**Direction**:
Please write the listing below out again exactly, leaving every picture behind.

**Entries shown**:
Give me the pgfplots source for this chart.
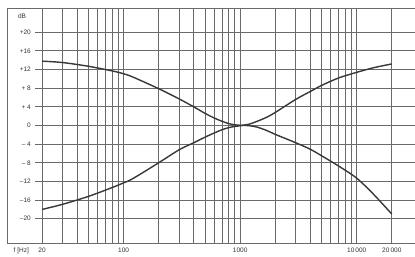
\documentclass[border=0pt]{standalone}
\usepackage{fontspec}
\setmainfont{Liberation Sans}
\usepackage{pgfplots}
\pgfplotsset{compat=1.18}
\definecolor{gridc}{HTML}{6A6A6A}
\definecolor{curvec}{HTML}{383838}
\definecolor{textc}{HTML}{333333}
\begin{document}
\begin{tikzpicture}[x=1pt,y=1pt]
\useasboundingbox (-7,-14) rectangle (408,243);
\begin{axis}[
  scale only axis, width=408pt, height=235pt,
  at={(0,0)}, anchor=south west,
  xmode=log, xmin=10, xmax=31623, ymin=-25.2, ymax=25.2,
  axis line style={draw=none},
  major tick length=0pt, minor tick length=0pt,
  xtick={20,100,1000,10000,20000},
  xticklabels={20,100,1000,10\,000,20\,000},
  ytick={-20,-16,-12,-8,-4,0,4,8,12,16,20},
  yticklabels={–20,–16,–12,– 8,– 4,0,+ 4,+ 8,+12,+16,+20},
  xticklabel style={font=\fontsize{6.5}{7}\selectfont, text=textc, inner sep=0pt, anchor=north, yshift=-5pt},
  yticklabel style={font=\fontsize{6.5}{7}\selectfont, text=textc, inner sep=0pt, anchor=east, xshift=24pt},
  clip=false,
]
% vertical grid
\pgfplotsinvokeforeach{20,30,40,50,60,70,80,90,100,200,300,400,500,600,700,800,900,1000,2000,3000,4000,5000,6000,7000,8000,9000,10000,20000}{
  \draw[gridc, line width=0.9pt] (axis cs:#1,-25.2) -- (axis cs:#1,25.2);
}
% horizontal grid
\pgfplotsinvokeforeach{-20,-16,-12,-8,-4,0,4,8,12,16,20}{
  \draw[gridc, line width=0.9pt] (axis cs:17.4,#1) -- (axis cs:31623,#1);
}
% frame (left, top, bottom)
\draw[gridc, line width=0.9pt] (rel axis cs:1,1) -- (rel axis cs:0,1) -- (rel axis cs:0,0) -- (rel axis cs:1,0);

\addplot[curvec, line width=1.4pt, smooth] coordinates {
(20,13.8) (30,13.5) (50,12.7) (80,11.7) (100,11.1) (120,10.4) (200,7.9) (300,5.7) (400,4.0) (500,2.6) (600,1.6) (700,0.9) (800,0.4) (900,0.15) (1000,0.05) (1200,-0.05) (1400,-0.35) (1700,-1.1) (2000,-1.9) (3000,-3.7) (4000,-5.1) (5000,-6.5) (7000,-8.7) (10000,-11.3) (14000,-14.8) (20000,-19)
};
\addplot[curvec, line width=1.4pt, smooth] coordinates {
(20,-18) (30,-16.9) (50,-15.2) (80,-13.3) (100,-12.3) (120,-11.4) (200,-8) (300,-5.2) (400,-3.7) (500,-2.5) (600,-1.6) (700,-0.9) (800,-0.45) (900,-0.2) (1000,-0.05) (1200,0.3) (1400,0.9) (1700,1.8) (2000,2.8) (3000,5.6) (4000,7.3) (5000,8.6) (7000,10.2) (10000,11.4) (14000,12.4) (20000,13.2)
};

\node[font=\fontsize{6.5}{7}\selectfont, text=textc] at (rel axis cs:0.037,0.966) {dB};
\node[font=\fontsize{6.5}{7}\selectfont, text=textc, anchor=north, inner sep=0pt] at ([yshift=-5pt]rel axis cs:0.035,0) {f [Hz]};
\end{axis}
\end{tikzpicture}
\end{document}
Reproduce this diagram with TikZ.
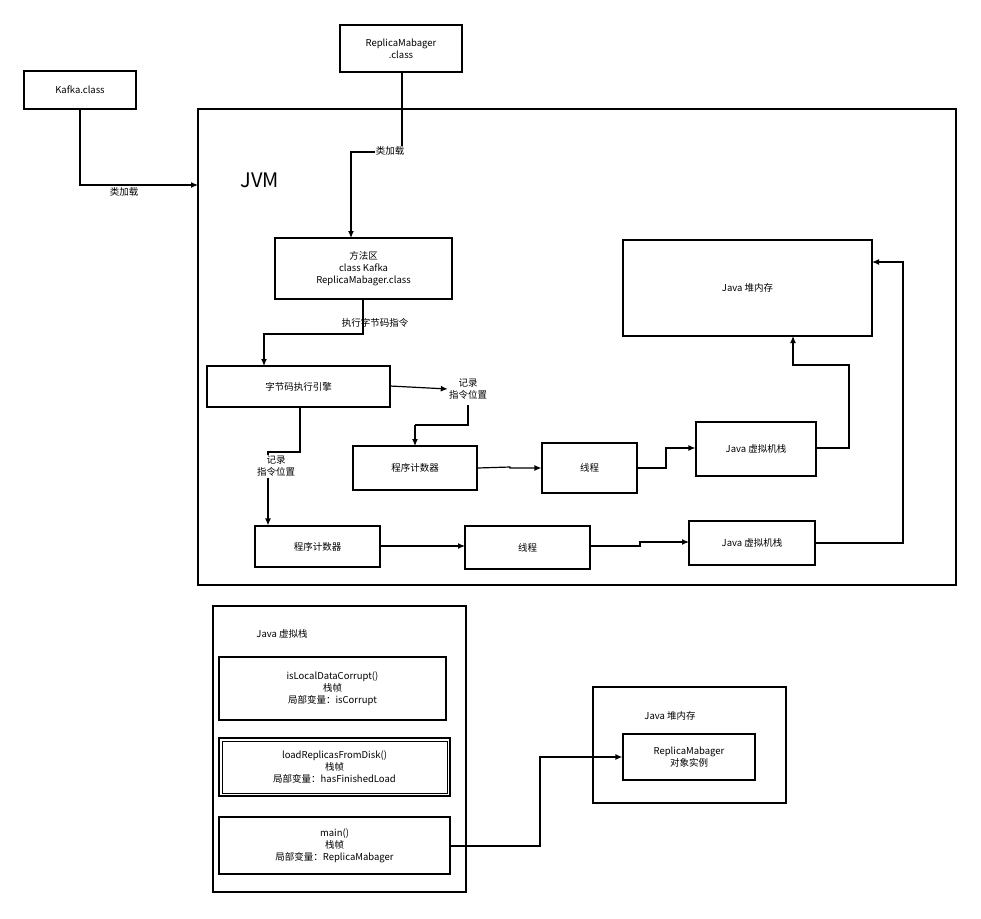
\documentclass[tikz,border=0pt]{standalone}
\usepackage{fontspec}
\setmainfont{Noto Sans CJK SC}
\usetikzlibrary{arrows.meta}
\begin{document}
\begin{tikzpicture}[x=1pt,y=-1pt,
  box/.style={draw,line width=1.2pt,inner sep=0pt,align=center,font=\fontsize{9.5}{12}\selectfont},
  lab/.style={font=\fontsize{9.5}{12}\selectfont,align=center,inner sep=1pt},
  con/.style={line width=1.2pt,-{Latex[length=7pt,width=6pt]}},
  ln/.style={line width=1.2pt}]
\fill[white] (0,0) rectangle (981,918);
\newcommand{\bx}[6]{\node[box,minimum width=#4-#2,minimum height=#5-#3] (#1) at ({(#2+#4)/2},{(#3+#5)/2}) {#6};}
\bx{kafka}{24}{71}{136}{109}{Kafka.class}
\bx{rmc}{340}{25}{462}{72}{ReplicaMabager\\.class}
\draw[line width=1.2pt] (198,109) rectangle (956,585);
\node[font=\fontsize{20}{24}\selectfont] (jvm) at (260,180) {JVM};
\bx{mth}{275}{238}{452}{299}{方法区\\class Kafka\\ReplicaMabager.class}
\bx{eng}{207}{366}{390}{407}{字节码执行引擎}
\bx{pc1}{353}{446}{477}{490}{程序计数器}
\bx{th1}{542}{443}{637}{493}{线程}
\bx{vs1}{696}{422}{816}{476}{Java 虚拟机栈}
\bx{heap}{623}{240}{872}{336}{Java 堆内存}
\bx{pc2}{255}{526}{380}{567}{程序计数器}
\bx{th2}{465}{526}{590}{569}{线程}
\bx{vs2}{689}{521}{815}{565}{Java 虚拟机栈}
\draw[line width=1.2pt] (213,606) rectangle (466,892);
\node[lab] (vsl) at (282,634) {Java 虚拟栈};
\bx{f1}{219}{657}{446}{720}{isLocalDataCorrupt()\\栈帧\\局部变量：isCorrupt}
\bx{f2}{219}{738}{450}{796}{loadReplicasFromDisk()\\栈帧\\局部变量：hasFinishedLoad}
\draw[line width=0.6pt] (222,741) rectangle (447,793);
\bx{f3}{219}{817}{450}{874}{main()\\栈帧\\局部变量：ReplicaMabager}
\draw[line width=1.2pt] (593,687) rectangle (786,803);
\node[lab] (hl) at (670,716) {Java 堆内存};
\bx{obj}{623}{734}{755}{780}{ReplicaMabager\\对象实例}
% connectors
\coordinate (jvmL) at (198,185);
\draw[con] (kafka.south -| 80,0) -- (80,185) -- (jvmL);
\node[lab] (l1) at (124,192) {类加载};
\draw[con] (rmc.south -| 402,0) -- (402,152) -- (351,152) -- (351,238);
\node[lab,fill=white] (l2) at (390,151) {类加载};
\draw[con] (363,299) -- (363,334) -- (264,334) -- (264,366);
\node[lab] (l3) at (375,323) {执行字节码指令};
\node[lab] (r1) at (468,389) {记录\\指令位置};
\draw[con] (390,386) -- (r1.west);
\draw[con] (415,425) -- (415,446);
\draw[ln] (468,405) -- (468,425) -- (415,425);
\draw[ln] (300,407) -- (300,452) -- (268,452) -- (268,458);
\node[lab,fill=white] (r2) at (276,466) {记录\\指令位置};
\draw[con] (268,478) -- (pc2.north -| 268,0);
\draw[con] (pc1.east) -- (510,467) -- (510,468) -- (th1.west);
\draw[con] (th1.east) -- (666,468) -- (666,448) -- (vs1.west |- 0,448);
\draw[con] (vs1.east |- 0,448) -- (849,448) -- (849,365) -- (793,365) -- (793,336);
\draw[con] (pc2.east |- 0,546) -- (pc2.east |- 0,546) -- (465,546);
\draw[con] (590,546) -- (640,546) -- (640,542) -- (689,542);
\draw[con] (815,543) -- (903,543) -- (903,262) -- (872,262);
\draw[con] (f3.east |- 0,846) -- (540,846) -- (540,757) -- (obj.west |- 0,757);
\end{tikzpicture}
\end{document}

**Task result**:
Give me the pgfplots source for this chart.
\documentclass[border=0pt]{standalone}
\usepackage{fontspec}
\setmainfont{Liberation Sans}
\usepackage{pgfplots}
\pgfplotsset{compat=1.18}
\definecolor{gridc}{HTML}{6A6A6A}
\definecolor{curvec}{HTML}{383838}
\definecolor{textc}{HTML}{333333}
\begin{document}
\begin{tikzpicture}[x=1pt,y=1pt]
\useasboundingbox (-7,-14) rectangle (408,243);
\begin{axis}[
  scale only axis, width=408pt, height=235pt,
  at={(0,0)}, anchor=south west,
  xmode=log, xmin=10, xmax=31623, ymin=-25.2, ymax=25.2,
  axis line style={draw=none},
  major tick length=0pt, minor tick length=0pt,
  xtick={20,100,1000,10000,20000},
  xticklabels={20,100,1000,10\,000,20\,000},
  ytick={-20,-16,-12,-8,-4,0,4,8,12,16,20},
  yticklabels={–20,–16,–12,– 8,– 4,0,+ 4,+ 8,+12,+16,+20},
  xticklabel style={font=\fontsize{6.5}{7}\selectfont, text=textc, inner sep=0pt, anchor=north, yshift=-5pt},
  yticklabel style={font=\fontsize{6.5}{7}\selectfont, text=textc, inner sep=0pt, anchor=east, xshift=24pt},
  clip=false,
]
% vertical grid
\pgfplotsinvokeforeach{20,30,40,50,60,70,80,90,100,200,300,400,500,600,700,800,900,1000,2000,3000,4000,5000,6000,7000,8000,9000,10000,20000}{
  \draw[gridc, line width=0.9pt] (axis cs:#1,-25.2) -- (axis cs:#1,25.2);
}
% horizontal grid
\pgfplotsinvokeforeach{-20,-16,-12,-8,-4,0,4,8,12,16,20}{
  \draw[gridc, line width=0.9pt] (axis cs:17.4,#1) -- (axis cs:31623,#1);
}
% frame (left, top, bottom)
\draw[gridc, line width=0.9pt] (rel axis cs:1,1) -- (rel axis cs:0,1) -- (rel axis cs:0,0) -- (rel axis cs:1,0);

\addplot[curvec, line width=1.4pt, smooth] coordinates {
(20,13.8) (30,13.5) (50,12.7) (80,11.7) (100,11.1) (120,10.4) (200,7.9) (300,5.7) (400,4.0) (500,2.6) (600,1.6) (700,0.9) (800,0.4) (900,0.15) (1000,0.05) (1200,-0.05) (1400,-0.35) (1700,-1.1) (2000,-1.9) (3000,-3.7) (4000,-5.1) (5000,-6.5) (7000,-8.7) (10000,-11.3) (14000,-14.8) (20000,-19)
};
\addplot[curvec, line width=1.4pt, smooth] coordinates {
(20,-18) (30,-16.9) (50,-15.2) (80,-13.3) (100,-12.3) (120,-11.4) (200,-8) (300,-5.2) (400,-3.7) (500,-2.5) (600,-1.6) (700,-0.9) (800,-0.45) (900,-0.2) (1000,-0.05) (1200,0.3) (1400,0.9) (1700,1.8) (2000,2.8) (3000,5.6) (4000,7.3) (5000,8.6) (7000,10.2) (10000,11.4) (14000,12.4) (20000,13.2)
};

\node[font=\fontsize{6.5}{7}\selectfont, text=textc] at (rel axis cs:0.037,0.966) {dB};
\node[font=\fontsize{6.5}{7}\selectfont, text=textc, anchor=north, inner sep=0pt] at ([yshift=-5pt]rel axis cs:0.035,0) {f [Hz]};
\end{axis}
\end{tikzpicture}
\end{document}
Reproduce this diagram with TikZ.
\documentclass[tikz,border=0pt]{standalone}
\usepackage{fontspec}
\setmainfont{Noto Sans CJK SC}
\usetikzlibrary{arrows.meta}
\begin{document}
\begin{tikzpicture}[x=1pt,y=-1pt,
  box/.style={draw,line width=1.2pt,inner sep=0pt,align=center,font=\fontsize{9.5}{12}\selectfont},
  lab/.style={font=\fontsize{9.5}{12}\selectfont,align=center,inner sep=1pt},
  con/.style={line width=1.2pt,-{Latex[length=7pt,width=6pt]}},
  ln/.style={line width=1.2pt}]
\fill[white] (0,0) rectangle (981,918);
\newcommand{\bx}[6]{\node[box,minimum width=#4-#2,minimum height=#5-#3] (#1) at ({(#2+#4)/2},{(#3+#5)/2}) {#6};}
\bx{kafka}{24}{71}{136}{109}{Kafka.class}
\bx{rmc}{340}{25}{462}{72}{ReplicaMabager\\.class}
\draw[line width=1.2pt] (198,109) rectangle (956,585);
\node[font=\fontsize{20}{24}\selectfont] (jvm) at (260,180) {JVM};
\bx{mth}{275}{238}{452}{299}{方法区\\class Kafka\\ReplicaMabager.class}
\bx{eng}{207}{366}{390}{407}{字节码执行引擎}
\bx{pc1}{353}{446}{477}{490}{程序计数器}
\bx{th1}{542}{443}{637}{493}{线程}
\bx{vs1}{696}{422}{816}{476}{Java 虚拟机栈}
\bx{heap}{623}{240}{872}{336}{Java 堆内存}
\bx{pc2}{255}{526}{380}{567}{程序计数器}
\bx{th2}{465}{526}{590}{569}{线程}
\bx{vs2}{689}{521}{815}{565}{Java 虚拟机栈}
\draw[line width=1.2pt] (213,606) rectangle (466,892);
\node[lab] (vsl) at (282,634) {Java 虚拟栈};
\bx{f1}{219}{657}{446}{720}{isLocalDataCorrupt()\\栈帧\\局部变量：isCorrupt}
\bx{f2}{219}{738}{450}{796}{loadReplicasFromDisk()\\栈帧\\局部变量：hasFinishedLoad}
\draw[line width=0.6pt] (222,741) rectangle (447,793);
\bx{f3}{219}{817}{450}{874}{main()\\栈帧\\局部变量：ReplicaMabager}
\draw[line width=1.2pt] (593,687) rectangle (786,803);
\node[lab] (hl) at (670,716) {Java 堆内存};
\bx{obj}{623}{734}{755}{780}{ReplicaMabager\\对象实例}
% connectors
\coordinate (jvmL) at (198,185);
\draw[con] (kafka.south -| 80,0) -- (80,185) -- (jvmL);
\node[lab] (l1) at (124,192) {类加载};
\draw[con] (rmc.south -| 402,0) -- (402,152) -- (351,152) -- (351,238);
\node[lab,fill=white] (l2) at (390,151) {类加载};
\draw[con] (363,299) -- (363,334) -- (264,334) -- (264,366);
\node[lab] (l3) at (375,323) {执行字节码指令};
\node[lab] (r1) at (468,389) {记录\\指令位置};
\draw[con] (390,386) -- (r1.west);
\draw[con] (415,425) -- (415,446);
\draw[ln] (468,405) -- (468,425) -- (415,425);
\draw[ln] (300,407) -- (300,452) -- (268,452) -- (268,458);
\node[lab,fill=white] (r2) at (276,466) {记录\\指令位置};
\draw[con] (268,478) -- (pc2.north -| 268,0);
\draw[con] (pc1.east) -- (510,467) -- (510,468) -- (th1.west);
\draw[con] (th1.east) -- (666,468) -- (666,448) -- (vs1.west |- 0,448);
\draw[con] (vs1.east |- 0,448) -- (849,448) -- (849,365) -- (793,365) -- (793,336);
\draw[con] (pc2.east |- 0,546) -- (pc2.east |- 0,546) -- (465,546);
\draw[con] (590,546) -- (640,546) -- (640,542) -- (689,542);
\draw[con] (815,543) -- (903,543) -- (903,262) -- (872,262);
\draw[con] (f3.east |- 0,846) -- (540,846) -- (540,757) -- (obj.west |- 0,757);
\end{tikzpicture}
\end{document}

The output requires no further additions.